WHAT YOU NEED TO DO:
Set down each line of the data below exactly as it stands, dropping the pictures.

SUPPLIED DATA:
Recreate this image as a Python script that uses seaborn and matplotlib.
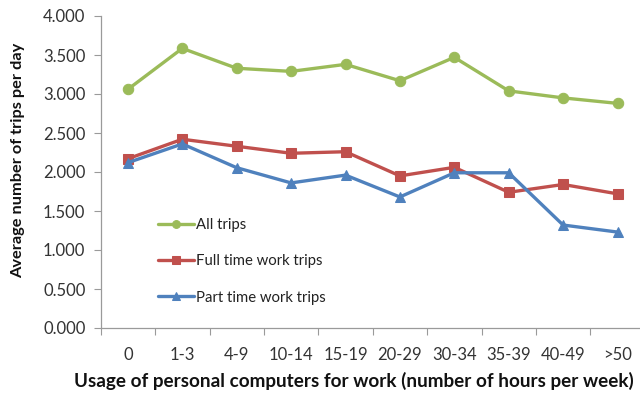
import matplotlib
matplotlib.use("Agg")
import matplotlib.pyplot as plt
import seaborn as sns
import pandas as pd
from matplotlib.ticker import FixedLocator, NullFormatter

categories = ["0", "1-3", "4-9", "10-14", "15-19", "20-29", "30-34", "35-39", "40-49", ">50"]
all_trips = [3.06, 3.585, 3.33, 3.29, 3.38, 3.17, 3.47, 3.04, 2.95, 2.88]
full_time = [2.17, 2.42, 2.33, 2.24, 2.26, 1.95, 2.06, 1.74, 1.84, 1.72]
part_time = [2.12, 2.36, 2.055, 1.86, 1.96, 1.68, 1.99, 1.99, 1.32, 1.23]
series_names = ["All trips", "Full time work trips", "Part time work trips"]

sns.set_theme(style="white")
plt.rcParams['font.family'] = ['Lato', 'DejaVu Sans']

fig = plt.figure(figsize=(6.4, 4.01), dpi=100)
ax = fig.add_axes([100.7 / 640, (401 - 328) / 401, 544 / 640, 312 / 401])

colors = ["#9BBB59", "#C0504D", "#4F81BD"]
markers = ["o", "s", "^"]
for name, vals, c, m in zip(series_names, [all_trips, full_time, part_time], colors, markers):
    df = pd.DataFrame({"cat": categories, "val": vals})
    sns.lineplot(data=df, x="cat", y="val", ax=ax, color=c, marker=m, markersize=7.5,
                 markeredgecolor=c, linewidth=2.4, label=name, sort=False)

ax.set_xlim(-0.5, len(categories) - 0.5)
ax.set_ylim(0, 4)
ax.set_yticks([0, 0.5, 1.0, 1.5, 2.0, 2.5, 3.0, 3.5, 4.0])
ax.set_yticklabels([f"{v:.3f}" for v in [0, 0.5, 1.0, 1.5, 2.0, 2.5, 3.0, 3.5, 4.0]])
ax.xaxis.set_minor_locator(FixedLocator([i - 0.5 for i in range(len(categories) + 1)]))
ax.xaxis.set_minor_formatter(NullFormatter())
ax.tick_params(axis="x", which="major", length=0, pad=14, labelsize=12, colors="#333333")
ax.tick_params(axis="x", which="minor", length=5, width=0.8, color="#9a9a9a", bottom=True)
ax.tick_params(axis="y", which="major", length=5, width=0.8, color="#9a9a9a", left=True,
               labelsize=12, labelcolor="#333333", pad=6)

for s in ["top", "right"]:
    ax.spines[s].set_visible(False)
for s in ["left", "bottom"]:
    ax.spines[s].set_color("#9a9a9a")
    ax.spines[s].set_linewidth(0.9)

ax.set_xlabel("Usage of personal computers for work (number of hours per week)",
              fontsize=13.6, fontweight="bold", color="#111111")
ax.set_ylabel("Average number of trips per day", fontsize=11.8, fontweight="bold",
              color="#111111")
ax.xaxis.set_label_coords((354 - 100.7) / 544, -(381 - 328) / 312)
ax.yaxis.set_label_coords(-(100.7 - 18.5) / 544, (328 - 160) / 312)
ax.xaxis.label.set_va("center")
ax.yaxis.label.set_va("center")

leg = ax.legend(loc="upper left", bbox_to_anchor=(152 / 640, 1 - 212 / 401),
                bbox_transform=fig.transFigure, frameon=False, fontsize=10.7,
                handlelength=2.4, handletextpad=0.15, labelspacing=1.5, borderaxespad=0,
                markerscale=0.75)
for t in leg.get_texts():
    t.set_color("#222222")

fig.savefig("out.png", dpi=100)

THE RESPONSE:
Recreate this image as a Python script that uses seaborn and matplotlib.
import matplotlib
matplotlib.use("Agg")
import matplotlib.pyplot as plt
import seaborn as sns
import pandas as pd
from matplotlib.ticker import FixedLocator, NullFormatter

categories = ["0", "1-3", "4-9", "10-14", "15-19", "20-29", "30-34", "35-39", "40-49", ">50"]
all_trips = [3.06, 3.585, 3.33, 3.29, 3.38, 3.17, 3.47, 3.04, 2.95, 2.88]
full_time = [2.17, 2.42, 2.33, 2.24, 2.26, 1.95, 2.06, 1.74, 1.84, 1.72]
part_time = [2.12, 2.36, 2.055, 1.86, 1.96, 1.68, 1.99, 1.99, 1.32, 1.23]
series_names = ["All trips", "Full time work trips", "Part time work trips"]

sns.set_theme(style="white")
plt.rcParams['font.family'] = ['Lato', 'DejaVu Sans']

fig = plt.figure(figsize=(6.4, 4.01), dpi=100)
ax = fig.add_axes([100.7 / 640, (401 - 328) / 401, 544 / 640, 312 / 401])

colors = ["#9BBB59", "#C0504D", "#4F81BD"]
markers = ["o", "s", "^"]
for name, vals, c, m in zip(series_names, [all_trips, full_time, part_time], colors, markers):
    df = pd.DataFrame({"cat": categories, "val": vals})
    sns.lineplot(data=df, x="cat", y="val", ax=ax, color=c, marker=m, markersize=7.5,
                 markeredgecolor=c, linewidth=2.4, label=name, sort=False)

ax.set_xlim(-0.5, len(categories) - 0.5)
ax.set_ylim(0, 4)
ax.set_yticks([0, 0.5, 1.0, 1.5, 2.0, 2.5, 3.0, 3.5, 4.0])
ax.set_yticklabels([f"{v:.3f}" for v in [0, 0.5, 1.0, 1.5, 2.0, 2.5, 3.0, 3.5, 4.0]])
ax.xaxis.set_minor_locator(FixedLocator([i - 0.5 for i in range(len(categories) + 1)]))
ax.xaxis.set_minor_formatter(NullFormatter())
ax.tick_params(axis="x", which="major", length=0, pad=14, labelsize=12, colors="#333333")
ax.tick_params(axis="x", which="minor", length=5, width=0.8, color="#9a9a9a", bottom=True)
ax.tick_params(axis="y", which="major", length=5, width=0.8, color="#9a9a9a", left=True,
               labelsize=12, labelcolor="#333333", pad=6)

for s in ["top", "right"]:
    ax.spines[s].set_visible(False)
for s in ["left", "bottom"]:
    ax.spines[s].set_color("#9a9a9a")
    ax.spines[s].set_linewidth(0.9)

ax.set_xlabel("Usage of personal computers for work (number of hours per week)",
              fontsize=13.6, fontweight="bold", color="#111111")
ax.set_ylabel("Average number of trips per day", fontsize=11.8, fontweight="bold",
              color="#111111")
ax.xaxis.set_label_coords((354 - 100.7) / 544, -(381 - 328) / 312)
ax.yaxis.set_label_coords(-(100.7 - 18.5) / 544, (328 - 160) / 312)
ax.xaxis.label.set_va("center")
ax.yaxis.label.set_va("center")

leg = ax.legend(loc="upper left", bbox_to_anchor=(152 / 640, 1 - 212 / 401),
                bbox_transform=fig.transFigure, frameon=False, fontsize=10.7,
                handlelength=2.4, handletextpad=0.15, labelspacing=1.5, borderaxespad=0,
                markerscale=0.75)
for t in leg.get_texts():
    t.set_color("#222222")

fig.savefig("out.png", dpi=100)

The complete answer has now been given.